無(む)と有(ゆう)を含んでいる究極の状態です。
一方、仏教の本質は「空(くう)」にあります。
「空(くう)」というと「無(む)」、つまり何もないと思われがちです。
が、「空(くう)」は「無(む)」ではなく、「無(む)」と「有(ゆう)」の両方を含んでいるところ。
こちらもまた、無(む)と有(ゆう)を含んでいる究極の状態です。
こう捉えたときに、神道と仏教の本質は同じではないのかなって思います。
つまり、本質的に同じだからこそ、日本人にとって異なる教え(宗教)が仲良く同居してこれたのかな、と。

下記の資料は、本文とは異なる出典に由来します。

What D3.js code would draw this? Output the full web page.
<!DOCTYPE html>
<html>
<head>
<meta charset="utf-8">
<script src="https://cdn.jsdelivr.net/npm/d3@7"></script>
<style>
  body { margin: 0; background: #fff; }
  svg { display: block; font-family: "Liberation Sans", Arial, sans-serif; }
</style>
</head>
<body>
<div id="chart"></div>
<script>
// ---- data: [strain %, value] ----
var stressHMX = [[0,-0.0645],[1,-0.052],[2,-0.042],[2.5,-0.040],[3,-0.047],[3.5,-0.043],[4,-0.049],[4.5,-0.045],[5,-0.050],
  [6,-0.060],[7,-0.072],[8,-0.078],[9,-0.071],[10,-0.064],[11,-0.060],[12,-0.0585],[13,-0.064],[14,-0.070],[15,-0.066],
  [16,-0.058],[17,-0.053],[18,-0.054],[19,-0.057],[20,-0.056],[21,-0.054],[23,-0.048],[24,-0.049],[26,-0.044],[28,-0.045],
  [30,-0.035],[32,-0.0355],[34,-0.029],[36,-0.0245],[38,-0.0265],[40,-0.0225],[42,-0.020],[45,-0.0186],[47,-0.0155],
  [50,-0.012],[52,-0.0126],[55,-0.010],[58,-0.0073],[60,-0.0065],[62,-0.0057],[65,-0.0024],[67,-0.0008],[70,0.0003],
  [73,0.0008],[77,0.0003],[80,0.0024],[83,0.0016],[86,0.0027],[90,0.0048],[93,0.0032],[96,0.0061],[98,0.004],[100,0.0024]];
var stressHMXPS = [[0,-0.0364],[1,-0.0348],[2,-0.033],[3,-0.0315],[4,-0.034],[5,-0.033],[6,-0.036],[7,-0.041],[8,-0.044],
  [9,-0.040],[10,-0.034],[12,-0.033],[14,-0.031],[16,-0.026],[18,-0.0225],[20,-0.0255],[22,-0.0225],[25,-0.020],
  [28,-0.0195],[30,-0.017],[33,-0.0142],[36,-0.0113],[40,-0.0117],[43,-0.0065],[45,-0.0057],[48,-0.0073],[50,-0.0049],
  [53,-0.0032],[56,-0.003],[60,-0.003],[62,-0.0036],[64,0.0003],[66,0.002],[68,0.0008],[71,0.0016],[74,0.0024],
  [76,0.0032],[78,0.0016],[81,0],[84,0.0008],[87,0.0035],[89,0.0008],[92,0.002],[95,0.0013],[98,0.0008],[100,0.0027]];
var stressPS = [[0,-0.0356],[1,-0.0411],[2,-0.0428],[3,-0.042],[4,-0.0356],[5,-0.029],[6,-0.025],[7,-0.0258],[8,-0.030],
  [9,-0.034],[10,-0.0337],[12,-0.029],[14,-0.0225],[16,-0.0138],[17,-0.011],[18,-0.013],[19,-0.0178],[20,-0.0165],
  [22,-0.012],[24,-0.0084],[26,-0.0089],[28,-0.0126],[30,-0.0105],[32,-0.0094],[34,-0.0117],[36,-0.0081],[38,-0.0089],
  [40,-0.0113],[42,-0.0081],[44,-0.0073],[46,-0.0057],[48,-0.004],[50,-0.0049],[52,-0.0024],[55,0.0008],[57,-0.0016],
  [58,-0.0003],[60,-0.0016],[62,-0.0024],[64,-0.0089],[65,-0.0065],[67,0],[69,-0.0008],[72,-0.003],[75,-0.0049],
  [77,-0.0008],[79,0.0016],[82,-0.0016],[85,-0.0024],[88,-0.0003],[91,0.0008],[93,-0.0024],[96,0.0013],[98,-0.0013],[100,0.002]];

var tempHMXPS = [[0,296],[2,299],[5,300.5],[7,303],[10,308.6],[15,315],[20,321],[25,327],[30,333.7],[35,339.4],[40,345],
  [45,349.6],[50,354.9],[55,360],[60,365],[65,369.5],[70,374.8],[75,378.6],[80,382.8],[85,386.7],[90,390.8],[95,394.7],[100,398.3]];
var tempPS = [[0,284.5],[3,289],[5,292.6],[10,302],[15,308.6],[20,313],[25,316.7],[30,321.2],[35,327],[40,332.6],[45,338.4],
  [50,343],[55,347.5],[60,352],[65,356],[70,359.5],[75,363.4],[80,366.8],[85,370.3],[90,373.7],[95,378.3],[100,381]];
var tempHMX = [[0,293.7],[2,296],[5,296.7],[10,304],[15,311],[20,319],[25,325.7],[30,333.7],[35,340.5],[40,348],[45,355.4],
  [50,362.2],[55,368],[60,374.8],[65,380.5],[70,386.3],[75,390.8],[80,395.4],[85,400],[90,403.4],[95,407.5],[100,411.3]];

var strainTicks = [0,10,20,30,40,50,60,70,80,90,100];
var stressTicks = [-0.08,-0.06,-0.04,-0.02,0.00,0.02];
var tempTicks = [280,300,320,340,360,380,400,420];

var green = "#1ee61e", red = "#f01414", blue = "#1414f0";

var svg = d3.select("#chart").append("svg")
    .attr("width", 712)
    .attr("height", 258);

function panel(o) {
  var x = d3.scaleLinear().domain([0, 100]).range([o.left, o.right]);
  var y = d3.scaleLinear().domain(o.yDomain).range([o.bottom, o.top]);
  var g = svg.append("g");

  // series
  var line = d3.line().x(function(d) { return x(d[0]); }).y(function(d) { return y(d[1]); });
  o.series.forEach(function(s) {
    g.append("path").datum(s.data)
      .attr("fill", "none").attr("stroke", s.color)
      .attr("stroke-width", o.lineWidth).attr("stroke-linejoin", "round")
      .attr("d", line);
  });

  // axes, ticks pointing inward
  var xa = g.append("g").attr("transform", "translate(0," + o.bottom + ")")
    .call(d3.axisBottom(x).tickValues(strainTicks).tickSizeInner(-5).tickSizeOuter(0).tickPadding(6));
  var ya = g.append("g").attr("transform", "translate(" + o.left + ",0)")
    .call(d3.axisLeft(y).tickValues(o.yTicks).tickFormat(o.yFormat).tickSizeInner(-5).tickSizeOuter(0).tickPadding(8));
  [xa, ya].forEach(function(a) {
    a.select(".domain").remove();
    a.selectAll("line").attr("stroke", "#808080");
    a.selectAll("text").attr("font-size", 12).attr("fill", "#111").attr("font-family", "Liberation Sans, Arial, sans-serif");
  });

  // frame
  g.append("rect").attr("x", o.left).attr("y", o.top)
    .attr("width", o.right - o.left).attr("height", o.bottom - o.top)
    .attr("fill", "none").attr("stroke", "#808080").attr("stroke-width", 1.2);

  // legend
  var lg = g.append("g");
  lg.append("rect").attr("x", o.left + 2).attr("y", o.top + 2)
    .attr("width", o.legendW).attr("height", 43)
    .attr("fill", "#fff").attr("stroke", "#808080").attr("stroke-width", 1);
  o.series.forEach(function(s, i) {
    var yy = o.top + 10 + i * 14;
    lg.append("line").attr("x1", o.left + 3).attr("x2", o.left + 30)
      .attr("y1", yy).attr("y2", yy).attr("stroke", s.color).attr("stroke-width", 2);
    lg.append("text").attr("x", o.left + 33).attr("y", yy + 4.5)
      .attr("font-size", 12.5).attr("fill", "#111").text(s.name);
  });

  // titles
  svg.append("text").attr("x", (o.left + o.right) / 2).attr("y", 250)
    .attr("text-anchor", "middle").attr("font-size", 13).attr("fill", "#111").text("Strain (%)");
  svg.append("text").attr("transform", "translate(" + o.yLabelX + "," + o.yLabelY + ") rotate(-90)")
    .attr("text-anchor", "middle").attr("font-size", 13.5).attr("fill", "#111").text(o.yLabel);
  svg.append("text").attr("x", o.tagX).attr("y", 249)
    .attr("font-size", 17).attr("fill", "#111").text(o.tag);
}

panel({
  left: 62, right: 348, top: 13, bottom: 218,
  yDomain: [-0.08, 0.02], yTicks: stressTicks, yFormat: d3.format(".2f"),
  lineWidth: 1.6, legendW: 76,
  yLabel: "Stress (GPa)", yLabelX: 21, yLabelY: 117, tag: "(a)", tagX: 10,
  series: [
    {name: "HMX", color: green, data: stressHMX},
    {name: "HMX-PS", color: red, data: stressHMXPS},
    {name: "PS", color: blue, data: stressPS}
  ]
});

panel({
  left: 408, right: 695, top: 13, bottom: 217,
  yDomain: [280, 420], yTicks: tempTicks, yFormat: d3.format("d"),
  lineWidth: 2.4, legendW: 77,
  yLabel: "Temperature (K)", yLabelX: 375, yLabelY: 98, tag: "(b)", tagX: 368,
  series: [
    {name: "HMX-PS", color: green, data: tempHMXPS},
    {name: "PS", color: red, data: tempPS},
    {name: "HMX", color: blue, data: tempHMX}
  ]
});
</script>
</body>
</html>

もちろん、この「祓い」も「空(くう)」も究極の状態なので、アタマ(理屈)で理解できるものではないです。
ただ表層の意識では分かっていなくても、感覚として、この究極の状態を感じ取っている要素(完全ではないとしても)が古来の日本人にはあったのかもしれませんね。
「手放すか、持ち続けるか」
時代が大きく変わろうとしている今、しきりに言われているのが「浄化や手放し」です。
比重が置かれているのはネガティブな要素なのでしょうが、その先にはポジティブなことさえも手放していくという、いわゆるゼロ(0)の状態を目指していくことになると思います。
様々な手法が、様々な人によって発信されていますが、どの方法を使うにせよ、目指すところは同じはずです。
可能な限り、軽やかに、クリアにしていく、という。
ただ、一方で、今までのように「持ち続ける」という選択もあります。
いわゆる、ネガティブな感情もポジティブな感情も臨場感を持って感じる、という。
これに関しては、どちらが凄いとか優れているとかではなく、単純に、その人の選択の違いです。
もし、分からなければ、
「何が(どちらが)自分にとって最善なのだろう?」
と問いかけてみるのも一つの方法です。
脳は「空白(?)」を嫌い、その「空白(?)」を埋めようと必死に答えを探そうとするからです。
僕はかなり、この自分に対する問いかけ(質問)にサポートしてもらっています。
自分に対する問いかけ(質問)を適切に使うのは、とても有効な手段だなって実感する今日この頃です。